Escape characters contained by bash variable in regex pattern

Question

In my bash script, i am trying to execute following Linux command:

sed -i "/$data_line/ d" $data_dir

$data_line is entered by user and it may conatain special characters that could brake regex. How can i escape all of the possible special characters in $data_line before i execute sed command?

Answer 1

You might be able to use this technique to protect the selector. The lines marked with "*****" below are the significant lines. The others are mostly for testing and demonstration. The key is to use a character that doesn't appear in the user input to delimit the selector address.

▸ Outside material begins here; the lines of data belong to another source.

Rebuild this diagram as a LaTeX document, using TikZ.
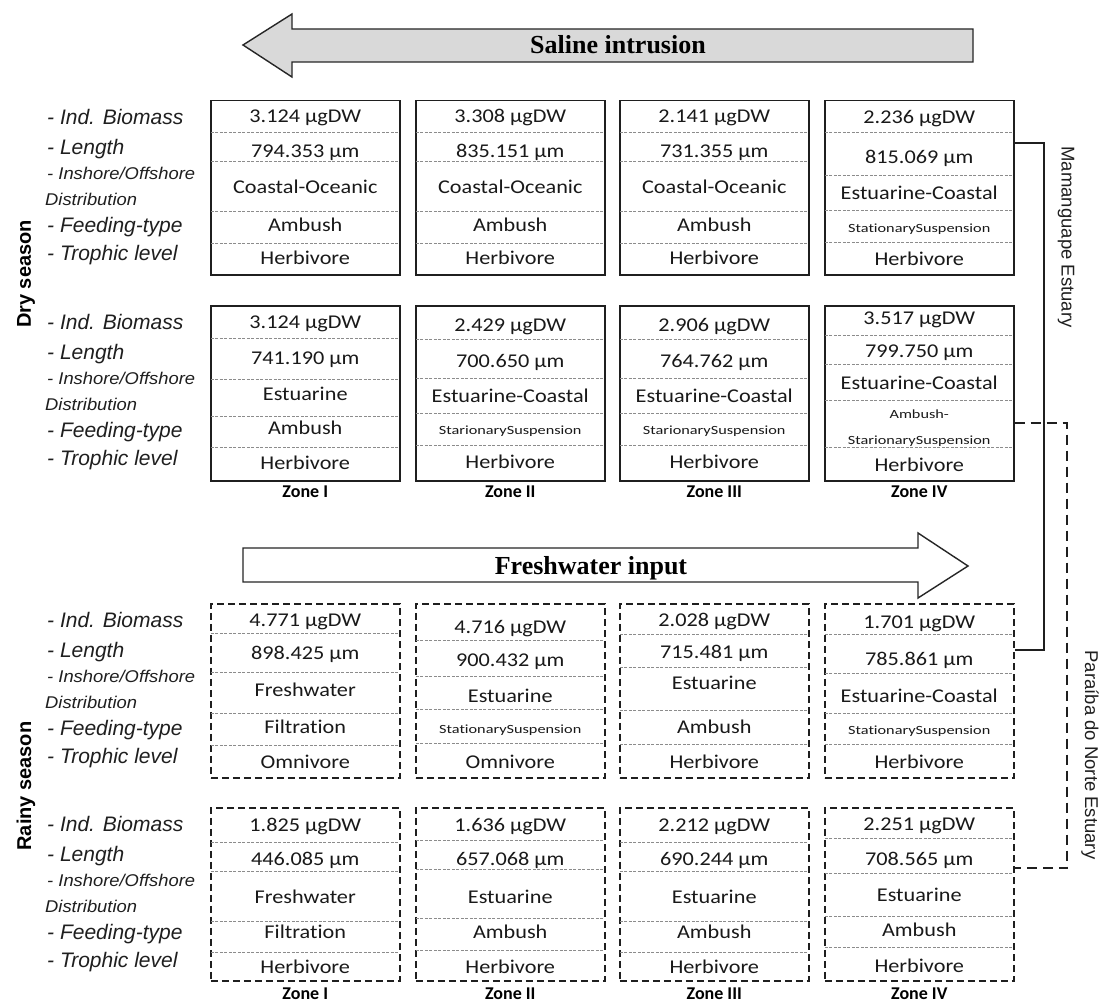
\documentclass[tikz,border=0pt]{standalone}
\usepackage{fontspec}
\setmainfont{Carlito}[Ligatures=NoCommon]
\newfontfamily\labfont{Liberation Sans}
\newfontfamily\arrfont{Liberation Serif}
\usetikzlibrary{calc}
\definecolor{salgray}{RGB}{217,217,217}
\newcommand\hs[2]{\scalebox{#1}[1]{#2}}
\newcommand\sm[1]{{\fontsize{12.5}{14}\selectfont\hs{1.14}{#1}}}
\newcommand\setcenters[5]{\def\ca{#1}\def\cb{#2}\def\cc{#3}\def\cd{#4}\def\ce{#5}}
\newcommand\mkbox[5]{%
  \node[#5, minimum width=189pt, minimum height={(#4-#3)*1pt}, anchor=north west] (#1) at (#2,#3) {};
  \foreach \yy in \divlist {\draw[div] (#1.west |- 0,\yy) -- (#1.east |- 0,\yy);}
}
\newcommand\fillbox[6]{%
  \node[cell] (#1-a) at (#1.center |- 0,\ca) {\hs{1.14}{#2}};
  \node[cell] (#1-b) at (#1.center |- 0,\cb) {\hs{1.14}{#3}};
  \node[cell] (#1-c) at (#1.center |- 0,\cc) {\hs{1.14}{#4}};
  \node[cell] (#1-d) at (#1.center |- 0,\cd) {\hs{1.14}{#5}};
  \node[cell] (#1-e) at (#1.center |- 0,\ce) {\hs{1.14}{#6}};
}
\begin{document}
\begin{tikzpicture}[x=1pt,y=-1pt,
  solidbox/.style={draw=black!88, line width=1.5pt, fill=white, inner sep=0pt},
  dashbox/.style={draw=black!88, line width=1.5pt, dash pattern=on 7pt off 4pt, fill=white, inner sep=0pt},
  div/.style={draw=black!45, line width=0.8pt, dash pattern=on 3pt off 1.5pt, shorten <=0.8pt, shorten >=0.8pt},
  cell/.style={font=\fontsize{19.5}{21}\selectfont, inner sep=0pt, text height=12.5pt, text depth=0pt, text=black!90},
  lbl/.style={font=\labfont\itshape\fontsize{21}{23}\selectfont, anchor=west, inner sep=0pt, text height=15pt, text depth=0pt, text=black!88},
  lbls/.style={font=\labfont\itshape\fontsize{17}{19}\selectfont, anchor=west, inner sep=0pt, text height=12.2pt, text depth=0pt, text=black!88},
  zone/.style={font=\bfseries\fontsize{18}{20}\selectfont, inner sep=0pt, text height=11.6pt, text depth=0pt},
  season/.style={font=\labfont\bfseries\fontsize{20}{22}\selectfont, rotate=90, inner sep=0pt},
  estuary/.style={font=\labfont\fontsize{18.5}{20}\selectfont, rotate=-90, inner sep=0pt, text=black!88},
  arrowtxt/.style={font=\arrfont\bfseries\fontsize{26}{28}\selectfont, inner sep=0pt, text height=17pt, text depth=0pt},
  arrowshape/.style={draw=black!85, line width=1.4pt, line join=miter},
  bracket/.style={draw=black!88, line width=1.6pt},
  dbracket/.style={draw=black!88, line width=1.6pt, dash pattern=on 10pt off 6pt},
]
\fill[white] (0,0) rectangle (1102,1006);
\useasboundingbox (0,0) rectangle (1102,1006);

% ---- arrows ----
\draw[arrowshape, fill=salgray] (243,45) -- (292,14) -- (292,29) -- (973,29) -- (973,62) -- (292,62) -- (292,77) -- cycle;
\node[arrowtxt] (saline) at (618,45) {Saline intrusion};
\draw[arrowshape, fill=white] (243,548) -- (918,548) -- (918,533) -- (968,566) -- (918,598) -- (918,582) -- (243,582) -- cycle;
\node[arrowtxt] (fresh) at (591,566) {Freshwater input};

% ---- side labels ----
\foreach \T/\k in {100/a,305/b,603/c,807/d}{
  \node[lbl] (bio\k) at (47,\T+17) {- Ind. Biomass};
  \node[lbl] (len\k) at (47,\T+47) {- Length};
  \node[lbls] (ins\k) at (47,\T+73) {\hs{1.08}{- Inshore/Offshore}};
  \node[lbls] (dis\k) at (45,\T+99) {\hs{1.08}{Distribution}};
  \node[lbl] (fee\k) at (47,\T+125) {- Feeding-type};
  \node[lbl] (tro\k) at (47,\T+153) {- Trophic level};
}
\node[season] (dry) at (26,274) {Dry season};
\node[season] (rainy) at (26,786) {Rainy season};

% ---- Dry season, row 1 ----
\def\divlist{132,161,211,243}
\setcenters{116}{151}{187}{225}{258}
\mkbox{b11}{210}{100}{274}{solidbox}
\fillbox{b11}{3.124 µgDW}{794.353 µm}{Coastal-Oceanic}{Ambush}{Herbivore}
\mkbox{b12}{415}{100}{274}{solidbox}
\fillbox{b12}{3.308 µgDW}{835.151 µm}{Coastal-Oceanic}{Ambush}{Herbivore}
\mkbox{b13}{619}{100}{274}{solidbox}
\fillbox{b13}{2.141 µgDW}{731.355 µm}{Coastal-Oceanic}{Ambush}{Herbivore}
\def\divlist{132,175,210,242}
\setcenters{117}{157}{193}{226}{259}
\mkbox{b14}{824}{100}{274}{solidbox}
\fillbox{b14}{2.236 µgDW}{815.069 µm}{Estuarine-Coastal}{\sm{StationarySuspension}}{Herbivore}

% ---- Dry season, row 2 ----
\def\divlist{338,379,416,447}
\setcenters{322}{358}{394}{428}{463}
\mkbox{b21}{210}{305}{480}{solidbox}
\fillbox{b21}{3.124 µgDW}{741.190 µm}{Estuarine}{Ambush}{Herbivore}
\def\divlist{339,378,413,445}
\setcenters{325}{361}{396}{428}{462}
\mkbox{b22}{415}{305}{480}{solidbox}
\fillbox{b22}{2.429 µgDW}{700.650 µm}{Estuarine-Coastal}{\sm{StarionarySuspension}}{Herbivore}
\mkbox{b23}{619}{305}{480}{solidbox}
\fillbox{b23}{2.906 µgDW}{764.762 µm}{Estuarine-Coastal}{\sm{StarionarySuspension}}{Herbivore}
\def\divlist{335,364,400,447}
\setcenters{318}{351}{383}{412}{465}
\mkbox{b24}{824}{305}{480}{solidbox}
\fillbox{b24}{3.517 µgDW}{799.750 µm}{Estuarine-Coastal}{\sm{Ambush-}}{Herbivore}
\node[cell] (b24-d2) at (b24.center |- 0,438) {\hs{1.14}{\sm{StarionarySuspension}}};

\node[zone] (z11) at (b21.center |- 0,492) {Zone I};
\node[zone] (z12) at (b22.center |- 0,492) {Zone II};
\node[zone] (z13) at (b23.center |- 0,492) {Zone III};
\node[zone] (z14) at (b24.center |- 0,492) {Zone IV};

% ---- Rainy season, row 1 ----
\def\divlist{633,672,713,745}
\setcenters{620}{653}{690}{727}{762}
\mkbox{b31}{210}{603}{777}{dashbox}
\fillbox{b31}{4.771 µgDW}{898.425 µm}{Freshwater}{Filtration}{Omnivore}
\def\divlist{640,676,709,743}
\setcenters{627}{660}{696}{727}{762}
\mkbox{b32}{415}{603}{777}{dashbox}
\fillbox{b32}{4.716 µgDW}{900.432 µm}{Estuarine}{\sm{StationarySuspension}}{Omnivore}
\def\divlist{634,667,710,744}
\setcenters{620}{652}{683}{727}{762}
\mkbox{b33}{619}{603}{777}{dashbox}
\fillbox{b33}{2.028 µgDW}{715.481 µm}{Estuarine}{Ambush}{Herbivore}
\def\divlist{634,673,713,744}
\setcenters{622}{659}{696}{728}{762}
\mkbox{b34}{824}{603}{777}{dashbox}
\fillbox{b34}{1.701 µgDW}{785.861 µm}{Estuarine-Coastal}{\sm{StationarySuspension}}{Herbivore}

% ---- Rainy season, row 2 ----
\def\divlist{842,871,921,952}
\setcenters{825}{859}{897}{932}{967}
\mkbox{b41}{210}{807}{980}{dashbox}
\fillbox{b41}{1.825 µgDW}{446.085 µm}{Freshwater}{Filtration}{Herbivore}
\def\divlist{840,869,918,950}
\mkbox{b42}{415}{807}{980}{dashbox}
\fillbox{b42}{1.636 µgDW}{657.068 µm}{Estuarine}{Ambush}{Herbivore}
\def\divlist{842,871,921,952}
\mkbox{b43}{619}{807}{980}{dashbox}
\fillbox{b43}{2.212 µgDW}{690.244 µm}{Estuarine}{Ambush}{Herbivore}
\def\divlist{838,873,916,947}
\setcenters{824}{859}{895}{930}{966}
\mkbox{b44}{824}{807}{980}{dashbox}
\fillbox{b44}{2.251 µgDW}{708.565 µm}{Estuarine}{Ambush}{Herbivore}

\node[zone] (z21) at (b41.center |- 0,994) {Zone I};
\node[zone] (z22) at (b42.center |- 0,994) {Zone II};
\node[zone] (z23) at (b43.center |- 0,994) {Zone III};
\node[zone] (z24) at (b44.center |- 0,994) {Zone IV};

% ---- estuary brackets ----
\coordinate (m1) at (1044,143);
\coordinate (m2) at (1044,650);
\draw[bracket] (b14.east |- m1) -- (m1) -- (m2) -- (b34.east |- m2);
\node[estuary] (mam) at (1066,237) {Mamanguape Estuary};
\coordinate (p1) at (1067,423);
\coordinate (p2) at (1067,868);
\draw[dbracket] (b24.east |- p1) -- (p1) -- (p2) -- (b44.east |- p2);
\node[estuary] (par) at (1090,755) {Paraíba do Norte Estuary};
\end{tikzpicture}
\end{document}
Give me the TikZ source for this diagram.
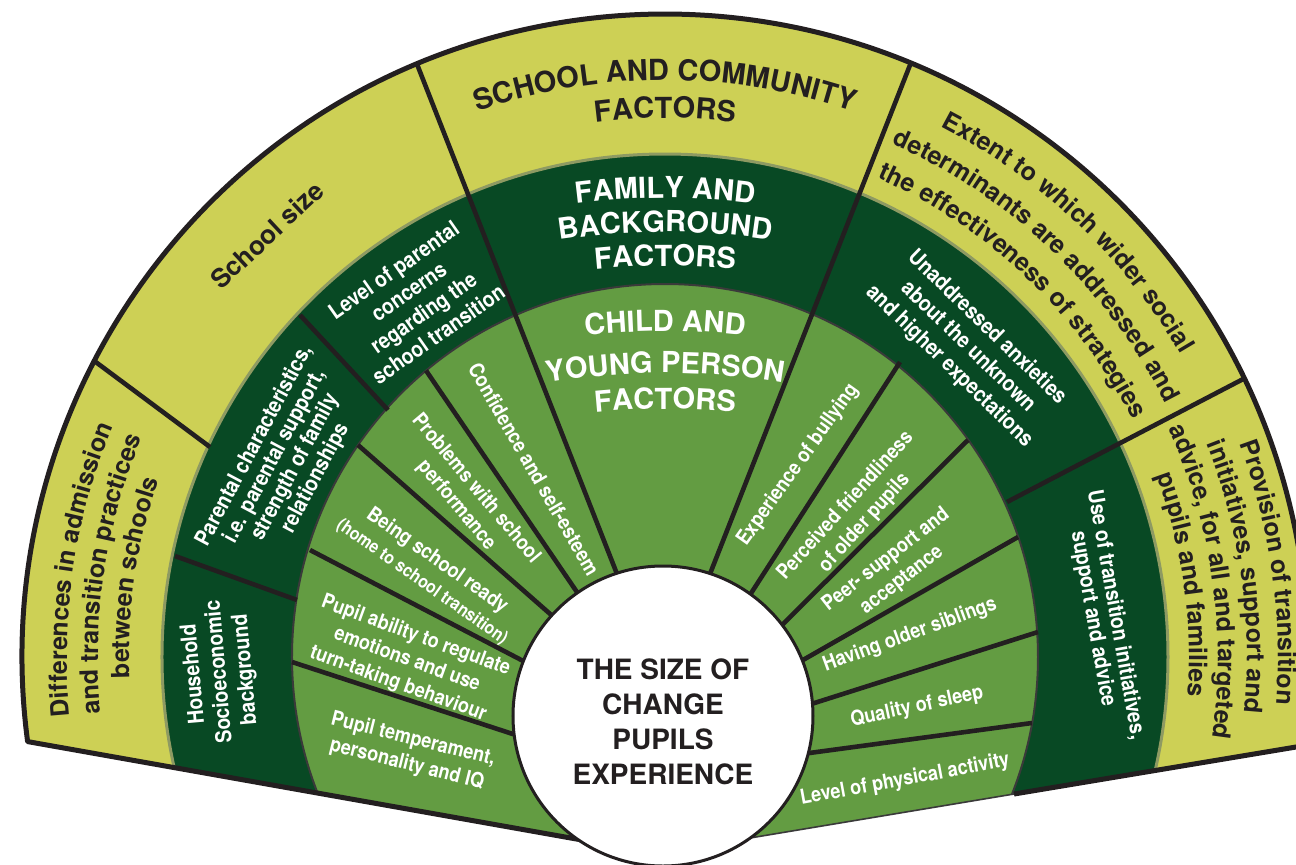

data_line='.*/ s/GOLD/LEAD/g;b;/.*'    # scary user input
candidates='/:.|@#%^&;,!~abcABC'       # *****   # (make it as long as you like)
char=$(echo "$candidates" | tr -d "$data_line")    # *****
char=${char:0:1}   # ***** choose the first candidate that doesn't appear in the user input

if [ -z "$char" ]    # ***** this test checks for exhaustion of the candidate character set
then
    echo "Unusable user input. Recommendation: cigarette and blindfold."
    exit 1
fi

# test without protection
excitement="GOLD, I tell you, thar's GOLD in them thar hills!" 
echo "$excitement" | sed "/$data_line/ d"
# output: "LEAD, I tell you, thar's LEAD in them thar hills!"

# test WITH protection
echo "$excitement" | sed "\\${char}${data_line}${char} d"    # *****
# output: "GOLD, I tell you, thar's GOLD in them thar hills!"

# test WITH protection and useful user input
data_line="secret"
mystery="The secret map is tucked in a hidden compartment in my saddle bag."
echo -e "$excitement\n$mystery" | sed "\\${char}${data_line}${char} d"
# output: "GOLD, I tell you, thar's GOLD in them thar hills!"

Answer 2

grep -v -F "$data_line" "$data_dir" > ...